■ **Data records**:
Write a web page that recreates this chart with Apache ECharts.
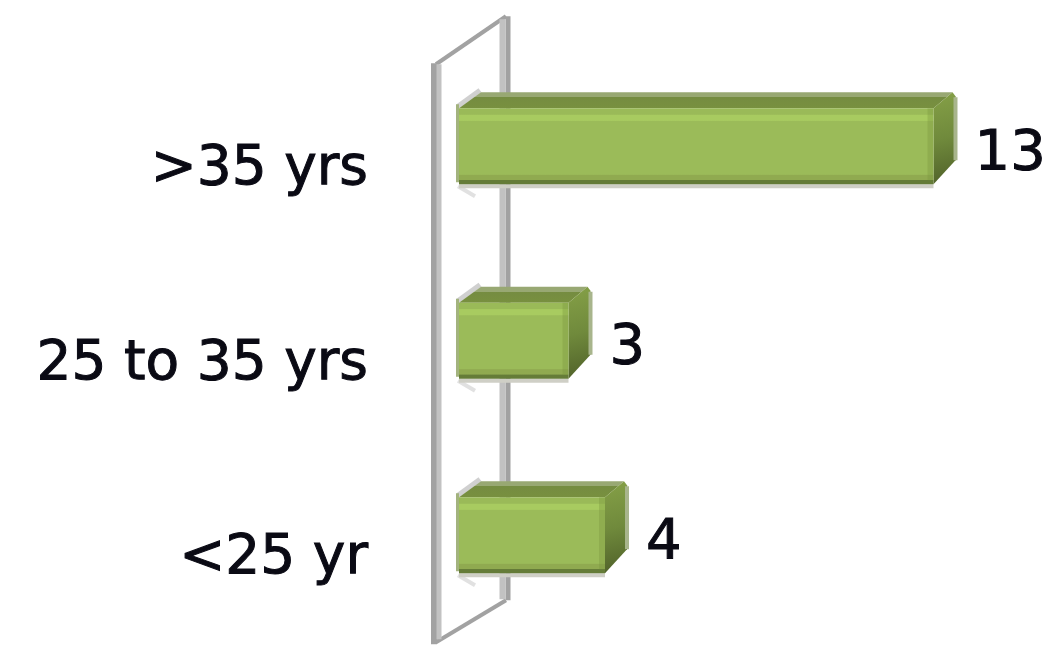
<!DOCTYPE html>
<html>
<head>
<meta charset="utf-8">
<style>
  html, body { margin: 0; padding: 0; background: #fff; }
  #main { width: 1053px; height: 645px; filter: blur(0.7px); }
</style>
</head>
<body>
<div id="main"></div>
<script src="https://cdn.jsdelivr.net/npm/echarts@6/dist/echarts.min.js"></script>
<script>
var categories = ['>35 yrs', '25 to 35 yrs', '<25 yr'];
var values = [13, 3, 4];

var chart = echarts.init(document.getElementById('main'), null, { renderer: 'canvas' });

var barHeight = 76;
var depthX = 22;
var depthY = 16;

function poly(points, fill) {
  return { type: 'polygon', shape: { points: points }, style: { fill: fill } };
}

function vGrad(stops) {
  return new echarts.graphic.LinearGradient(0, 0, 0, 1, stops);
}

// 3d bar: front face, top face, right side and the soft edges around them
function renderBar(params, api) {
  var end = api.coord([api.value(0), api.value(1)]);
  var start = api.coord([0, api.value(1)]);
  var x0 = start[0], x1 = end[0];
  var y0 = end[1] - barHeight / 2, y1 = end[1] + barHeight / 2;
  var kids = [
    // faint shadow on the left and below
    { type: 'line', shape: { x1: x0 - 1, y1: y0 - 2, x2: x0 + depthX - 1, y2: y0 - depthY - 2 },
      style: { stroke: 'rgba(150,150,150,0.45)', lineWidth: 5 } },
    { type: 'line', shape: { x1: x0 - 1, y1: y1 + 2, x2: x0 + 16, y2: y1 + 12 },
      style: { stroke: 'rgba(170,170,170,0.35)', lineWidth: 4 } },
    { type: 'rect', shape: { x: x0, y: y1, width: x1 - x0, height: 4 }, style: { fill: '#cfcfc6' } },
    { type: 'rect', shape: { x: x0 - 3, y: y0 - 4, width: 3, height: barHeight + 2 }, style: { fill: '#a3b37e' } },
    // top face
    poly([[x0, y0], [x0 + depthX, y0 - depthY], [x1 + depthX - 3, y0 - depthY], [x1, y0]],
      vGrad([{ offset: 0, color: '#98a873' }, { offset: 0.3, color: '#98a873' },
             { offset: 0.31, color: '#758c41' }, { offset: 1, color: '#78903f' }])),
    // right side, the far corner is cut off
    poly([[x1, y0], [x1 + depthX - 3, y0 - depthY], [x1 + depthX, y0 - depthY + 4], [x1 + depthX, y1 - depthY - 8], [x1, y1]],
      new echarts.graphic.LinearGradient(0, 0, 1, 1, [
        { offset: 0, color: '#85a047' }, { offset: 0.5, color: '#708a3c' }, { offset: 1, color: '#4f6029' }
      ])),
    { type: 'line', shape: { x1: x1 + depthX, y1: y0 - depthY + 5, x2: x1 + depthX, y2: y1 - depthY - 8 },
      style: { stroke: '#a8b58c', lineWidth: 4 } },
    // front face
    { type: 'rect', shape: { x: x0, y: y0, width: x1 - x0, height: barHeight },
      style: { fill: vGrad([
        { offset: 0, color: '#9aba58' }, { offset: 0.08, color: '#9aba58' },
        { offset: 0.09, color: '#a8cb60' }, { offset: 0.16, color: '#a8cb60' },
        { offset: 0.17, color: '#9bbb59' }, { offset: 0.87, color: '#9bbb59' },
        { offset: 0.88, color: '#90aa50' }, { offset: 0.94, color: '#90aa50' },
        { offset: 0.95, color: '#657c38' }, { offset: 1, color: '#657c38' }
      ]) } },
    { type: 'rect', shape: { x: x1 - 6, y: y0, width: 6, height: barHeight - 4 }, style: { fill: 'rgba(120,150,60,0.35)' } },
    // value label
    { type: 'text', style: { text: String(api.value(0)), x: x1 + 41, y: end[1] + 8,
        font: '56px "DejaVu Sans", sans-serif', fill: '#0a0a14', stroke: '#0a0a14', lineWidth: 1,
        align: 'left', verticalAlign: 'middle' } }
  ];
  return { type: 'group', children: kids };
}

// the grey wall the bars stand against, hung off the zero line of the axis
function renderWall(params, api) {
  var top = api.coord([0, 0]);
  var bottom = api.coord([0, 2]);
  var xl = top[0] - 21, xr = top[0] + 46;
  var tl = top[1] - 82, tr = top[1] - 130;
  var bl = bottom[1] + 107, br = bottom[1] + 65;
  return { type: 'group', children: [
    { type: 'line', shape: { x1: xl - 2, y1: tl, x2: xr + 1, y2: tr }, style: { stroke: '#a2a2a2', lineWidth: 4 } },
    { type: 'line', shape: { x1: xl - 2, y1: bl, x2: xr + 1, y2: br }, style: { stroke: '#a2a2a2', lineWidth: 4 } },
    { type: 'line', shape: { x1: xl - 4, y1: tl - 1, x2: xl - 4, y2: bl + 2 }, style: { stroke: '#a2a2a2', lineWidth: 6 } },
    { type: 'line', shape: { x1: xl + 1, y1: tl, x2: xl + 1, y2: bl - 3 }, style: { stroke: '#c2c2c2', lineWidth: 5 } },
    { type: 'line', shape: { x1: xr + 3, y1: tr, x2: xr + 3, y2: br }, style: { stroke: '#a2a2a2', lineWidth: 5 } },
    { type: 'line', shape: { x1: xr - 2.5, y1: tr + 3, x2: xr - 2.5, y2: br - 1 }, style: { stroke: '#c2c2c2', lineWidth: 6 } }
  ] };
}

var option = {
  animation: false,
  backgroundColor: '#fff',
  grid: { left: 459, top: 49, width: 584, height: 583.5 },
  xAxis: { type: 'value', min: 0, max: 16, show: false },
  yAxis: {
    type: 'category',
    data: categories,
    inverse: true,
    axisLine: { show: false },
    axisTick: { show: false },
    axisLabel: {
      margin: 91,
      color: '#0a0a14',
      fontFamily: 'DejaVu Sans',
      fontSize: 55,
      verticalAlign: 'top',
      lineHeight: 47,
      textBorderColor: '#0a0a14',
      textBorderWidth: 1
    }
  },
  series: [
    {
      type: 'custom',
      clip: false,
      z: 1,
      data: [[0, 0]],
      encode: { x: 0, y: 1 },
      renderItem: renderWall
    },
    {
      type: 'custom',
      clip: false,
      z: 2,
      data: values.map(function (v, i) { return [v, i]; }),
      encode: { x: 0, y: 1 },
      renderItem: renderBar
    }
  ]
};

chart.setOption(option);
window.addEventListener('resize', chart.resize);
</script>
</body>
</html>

---

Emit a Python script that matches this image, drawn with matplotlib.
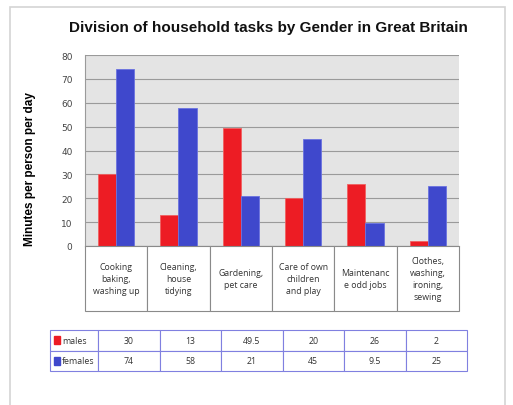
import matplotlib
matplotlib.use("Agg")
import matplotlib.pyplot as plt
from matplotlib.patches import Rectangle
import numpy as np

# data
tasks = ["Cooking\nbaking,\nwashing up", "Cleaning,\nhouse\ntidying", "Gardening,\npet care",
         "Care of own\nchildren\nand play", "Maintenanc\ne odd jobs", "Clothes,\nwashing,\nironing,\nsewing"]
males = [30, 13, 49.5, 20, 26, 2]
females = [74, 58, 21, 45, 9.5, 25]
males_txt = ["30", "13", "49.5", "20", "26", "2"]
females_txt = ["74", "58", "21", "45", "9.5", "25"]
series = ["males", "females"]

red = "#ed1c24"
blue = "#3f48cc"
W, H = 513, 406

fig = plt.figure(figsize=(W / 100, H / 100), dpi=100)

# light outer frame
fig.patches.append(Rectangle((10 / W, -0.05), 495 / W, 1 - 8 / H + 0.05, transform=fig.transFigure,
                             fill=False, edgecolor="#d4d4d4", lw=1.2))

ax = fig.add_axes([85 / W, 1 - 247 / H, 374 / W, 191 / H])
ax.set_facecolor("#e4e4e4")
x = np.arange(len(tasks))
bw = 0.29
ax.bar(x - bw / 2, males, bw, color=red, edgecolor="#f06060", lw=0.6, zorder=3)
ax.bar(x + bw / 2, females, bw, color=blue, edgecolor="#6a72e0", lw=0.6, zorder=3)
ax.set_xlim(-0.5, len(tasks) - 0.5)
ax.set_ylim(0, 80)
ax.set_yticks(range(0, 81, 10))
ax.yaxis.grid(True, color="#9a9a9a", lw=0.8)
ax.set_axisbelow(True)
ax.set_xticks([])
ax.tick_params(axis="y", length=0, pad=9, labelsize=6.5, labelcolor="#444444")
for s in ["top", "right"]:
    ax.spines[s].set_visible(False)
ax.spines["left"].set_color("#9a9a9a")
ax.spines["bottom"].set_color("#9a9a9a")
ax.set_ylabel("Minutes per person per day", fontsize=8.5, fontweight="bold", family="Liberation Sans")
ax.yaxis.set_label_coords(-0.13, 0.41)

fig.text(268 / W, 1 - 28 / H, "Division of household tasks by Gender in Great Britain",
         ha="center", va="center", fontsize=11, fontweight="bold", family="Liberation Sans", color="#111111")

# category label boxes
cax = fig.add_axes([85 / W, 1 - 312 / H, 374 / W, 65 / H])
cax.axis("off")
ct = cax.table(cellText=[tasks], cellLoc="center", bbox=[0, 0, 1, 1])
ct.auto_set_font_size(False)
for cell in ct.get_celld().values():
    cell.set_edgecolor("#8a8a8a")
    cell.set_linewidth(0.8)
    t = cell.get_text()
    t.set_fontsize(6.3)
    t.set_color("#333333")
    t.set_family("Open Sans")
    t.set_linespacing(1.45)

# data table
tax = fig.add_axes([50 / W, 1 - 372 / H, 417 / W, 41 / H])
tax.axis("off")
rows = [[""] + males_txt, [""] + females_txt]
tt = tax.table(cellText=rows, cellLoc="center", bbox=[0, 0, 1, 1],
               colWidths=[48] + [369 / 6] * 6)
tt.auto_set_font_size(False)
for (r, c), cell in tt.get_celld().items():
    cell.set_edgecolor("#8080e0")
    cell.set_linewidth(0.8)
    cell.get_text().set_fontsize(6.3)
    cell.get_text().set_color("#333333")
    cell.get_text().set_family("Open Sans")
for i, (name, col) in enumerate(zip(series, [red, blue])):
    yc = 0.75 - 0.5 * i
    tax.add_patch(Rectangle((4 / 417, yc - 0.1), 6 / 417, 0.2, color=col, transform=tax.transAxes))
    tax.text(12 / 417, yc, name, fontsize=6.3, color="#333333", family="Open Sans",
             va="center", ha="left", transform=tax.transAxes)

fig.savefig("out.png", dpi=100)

...

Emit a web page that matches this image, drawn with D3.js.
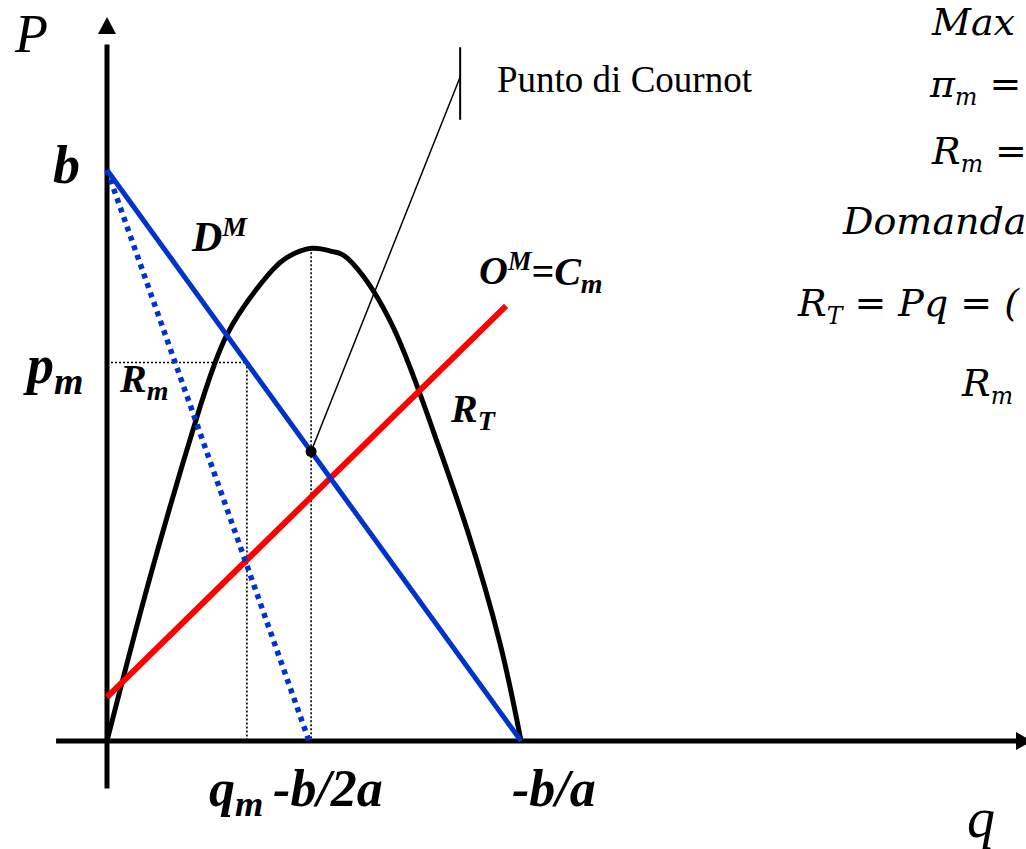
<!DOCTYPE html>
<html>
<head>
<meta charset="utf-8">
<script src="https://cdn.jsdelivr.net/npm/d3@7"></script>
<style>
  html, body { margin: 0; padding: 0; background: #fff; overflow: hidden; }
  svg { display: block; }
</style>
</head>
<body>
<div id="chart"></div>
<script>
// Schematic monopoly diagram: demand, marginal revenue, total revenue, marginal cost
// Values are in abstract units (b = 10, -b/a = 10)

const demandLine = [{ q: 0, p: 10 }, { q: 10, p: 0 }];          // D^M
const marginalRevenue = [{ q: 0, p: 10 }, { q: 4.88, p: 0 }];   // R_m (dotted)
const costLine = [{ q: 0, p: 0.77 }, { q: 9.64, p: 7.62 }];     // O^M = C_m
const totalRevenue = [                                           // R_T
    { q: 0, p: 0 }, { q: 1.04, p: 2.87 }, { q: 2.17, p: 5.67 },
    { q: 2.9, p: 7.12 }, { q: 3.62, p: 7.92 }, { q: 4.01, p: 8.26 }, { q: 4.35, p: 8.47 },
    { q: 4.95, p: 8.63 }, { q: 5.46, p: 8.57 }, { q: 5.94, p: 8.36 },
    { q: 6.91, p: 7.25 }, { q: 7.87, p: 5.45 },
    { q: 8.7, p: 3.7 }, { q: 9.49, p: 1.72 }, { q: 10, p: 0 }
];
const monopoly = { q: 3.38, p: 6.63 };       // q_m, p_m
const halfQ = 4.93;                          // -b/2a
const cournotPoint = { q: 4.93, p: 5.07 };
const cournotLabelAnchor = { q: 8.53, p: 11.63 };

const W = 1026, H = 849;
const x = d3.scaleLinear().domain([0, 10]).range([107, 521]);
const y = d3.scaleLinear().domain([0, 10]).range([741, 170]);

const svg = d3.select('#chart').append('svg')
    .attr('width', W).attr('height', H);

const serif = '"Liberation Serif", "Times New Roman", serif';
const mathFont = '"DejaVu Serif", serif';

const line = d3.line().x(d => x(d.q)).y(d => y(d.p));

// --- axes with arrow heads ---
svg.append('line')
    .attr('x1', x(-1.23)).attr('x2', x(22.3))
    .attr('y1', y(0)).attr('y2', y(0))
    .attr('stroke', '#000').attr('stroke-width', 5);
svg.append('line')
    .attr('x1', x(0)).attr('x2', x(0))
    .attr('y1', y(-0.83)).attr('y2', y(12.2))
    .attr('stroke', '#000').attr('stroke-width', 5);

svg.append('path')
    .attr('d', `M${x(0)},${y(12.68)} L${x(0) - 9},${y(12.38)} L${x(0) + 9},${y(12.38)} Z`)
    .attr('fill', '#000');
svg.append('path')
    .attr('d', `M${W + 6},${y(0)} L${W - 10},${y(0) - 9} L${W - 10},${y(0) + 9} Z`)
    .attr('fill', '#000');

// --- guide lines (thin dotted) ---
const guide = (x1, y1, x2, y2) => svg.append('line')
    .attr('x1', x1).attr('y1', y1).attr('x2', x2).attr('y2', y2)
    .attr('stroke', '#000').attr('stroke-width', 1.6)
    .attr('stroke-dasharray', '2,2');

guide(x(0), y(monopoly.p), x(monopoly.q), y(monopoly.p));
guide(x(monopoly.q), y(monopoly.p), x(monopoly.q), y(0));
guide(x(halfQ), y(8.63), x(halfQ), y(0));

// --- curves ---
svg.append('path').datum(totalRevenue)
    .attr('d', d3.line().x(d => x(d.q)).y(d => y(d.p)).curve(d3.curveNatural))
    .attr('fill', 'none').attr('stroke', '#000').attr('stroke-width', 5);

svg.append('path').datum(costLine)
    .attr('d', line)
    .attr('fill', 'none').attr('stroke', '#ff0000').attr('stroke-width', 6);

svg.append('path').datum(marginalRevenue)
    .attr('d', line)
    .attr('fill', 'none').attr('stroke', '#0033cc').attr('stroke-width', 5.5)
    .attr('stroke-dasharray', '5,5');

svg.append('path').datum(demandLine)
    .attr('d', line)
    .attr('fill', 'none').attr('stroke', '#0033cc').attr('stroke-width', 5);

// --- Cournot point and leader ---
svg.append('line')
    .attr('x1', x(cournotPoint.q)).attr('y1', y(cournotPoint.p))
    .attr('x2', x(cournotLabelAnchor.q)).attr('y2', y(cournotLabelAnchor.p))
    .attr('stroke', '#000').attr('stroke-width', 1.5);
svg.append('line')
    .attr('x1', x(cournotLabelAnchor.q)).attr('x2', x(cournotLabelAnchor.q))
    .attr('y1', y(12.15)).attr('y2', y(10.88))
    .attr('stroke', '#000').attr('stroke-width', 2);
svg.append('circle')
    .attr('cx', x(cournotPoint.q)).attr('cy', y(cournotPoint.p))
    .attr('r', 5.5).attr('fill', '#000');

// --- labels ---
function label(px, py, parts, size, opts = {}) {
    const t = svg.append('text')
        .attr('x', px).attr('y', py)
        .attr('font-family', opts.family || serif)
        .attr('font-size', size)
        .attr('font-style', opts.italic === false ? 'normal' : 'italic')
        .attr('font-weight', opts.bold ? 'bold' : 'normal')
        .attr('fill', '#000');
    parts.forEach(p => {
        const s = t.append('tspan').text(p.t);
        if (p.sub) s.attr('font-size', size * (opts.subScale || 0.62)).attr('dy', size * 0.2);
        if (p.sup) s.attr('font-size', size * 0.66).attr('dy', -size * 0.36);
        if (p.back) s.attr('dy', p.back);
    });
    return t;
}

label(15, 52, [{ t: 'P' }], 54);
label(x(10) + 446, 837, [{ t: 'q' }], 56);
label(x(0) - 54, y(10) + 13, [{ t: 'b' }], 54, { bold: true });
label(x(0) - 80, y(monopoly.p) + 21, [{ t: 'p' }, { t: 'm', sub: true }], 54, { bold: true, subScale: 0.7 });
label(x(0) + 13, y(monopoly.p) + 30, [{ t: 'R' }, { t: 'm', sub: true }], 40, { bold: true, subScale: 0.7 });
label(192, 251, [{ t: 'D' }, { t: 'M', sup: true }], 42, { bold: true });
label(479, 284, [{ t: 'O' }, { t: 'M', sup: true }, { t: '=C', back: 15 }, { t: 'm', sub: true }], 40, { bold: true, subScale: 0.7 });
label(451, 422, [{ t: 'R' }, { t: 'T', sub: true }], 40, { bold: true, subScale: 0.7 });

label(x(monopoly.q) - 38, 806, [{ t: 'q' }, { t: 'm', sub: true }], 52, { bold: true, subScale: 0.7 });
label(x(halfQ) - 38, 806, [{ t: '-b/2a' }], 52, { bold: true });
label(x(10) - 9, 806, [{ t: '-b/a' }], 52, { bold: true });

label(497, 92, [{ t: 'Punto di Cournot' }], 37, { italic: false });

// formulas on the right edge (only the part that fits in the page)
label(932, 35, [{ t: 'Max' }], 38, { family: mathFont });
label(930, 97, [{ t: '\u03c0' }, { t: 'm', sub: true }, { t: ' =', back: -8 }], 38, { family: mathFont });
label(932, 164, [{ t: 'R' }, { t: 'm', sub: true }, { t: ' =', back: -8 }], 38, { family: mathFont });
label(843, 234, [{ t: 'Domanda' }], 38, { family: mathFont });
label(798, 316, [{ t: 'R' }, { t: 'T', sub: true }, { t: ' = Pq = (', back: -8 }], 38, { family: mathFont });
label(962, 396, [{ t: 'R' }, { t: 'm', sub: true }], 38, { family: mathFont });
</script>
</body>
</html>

■ **Aim of the exercise**:
Report each line of the material above where the word "with" appears.

■ **Full output**:
Write a web page that recreates this chart with Apache ECharts.
Emit a Python script that matches this image, drawn with matplotlib.
Emit a web page that matches this image, drawn with D3.js.
// --- axes with arrow heads ---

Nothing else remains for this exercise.